LONDON — Rishi Sunak’s daughters might be climate-conscious — but they aren’t “eco-zealots,” the British prime minister insisted Wednesday.
Sunak used an LBC radio phone-in to mount a defense of his government’s decision to this week green-light hundreds of new oil and gas licenses in the North Sea, amid a backlash from environmental campaigners warning it flies in the face of a promise to reduce the U.K.’s carbon emissions to net-zero by 2050.
Asked if he is confident he can win over his young daughters — who the PM has previously said push him on environmental issues — Sunak said the pair were open to “sensible, practical arguments.”
“I think on this topic, like most people they don’t approach it as some kind of — they’re not eco-zealots. They actually, I think, are open to sensible, practical arguments,” he said. “We have good chat around our table about all these things.”
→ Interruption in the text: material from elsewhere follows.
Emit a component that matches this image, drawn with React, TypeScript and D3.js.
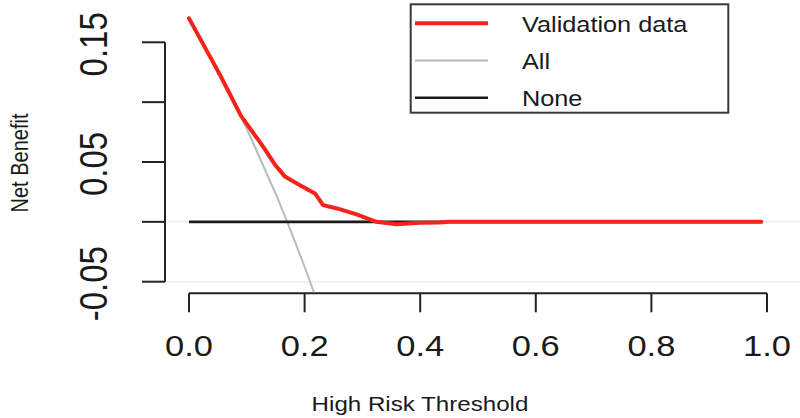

Outside of his family, the prime minister has come under fire over his approach to the U.K.’s legally-binding net-zero target. Sunak has said he is committed to the pledge — but insists he wants to get there in a “proportionate and pragmatic” way that doesn’t add unnecessary costs for Brits.
But backbench Tory MP Chris Skidmore, who signed the net-zero pledge into law while in government, warned the move to open up new oil and gas exploration in the North Sea was the “wrong decision at precisely the wrong time.”
Speaking Wednesday, Sunak defended that move, saying he “100 percent” believes “that what I’m doing is right.”
“We are going to get to net-zero, that’s my commitment. But even when we’re there, we will still need fossil fuels,” he said.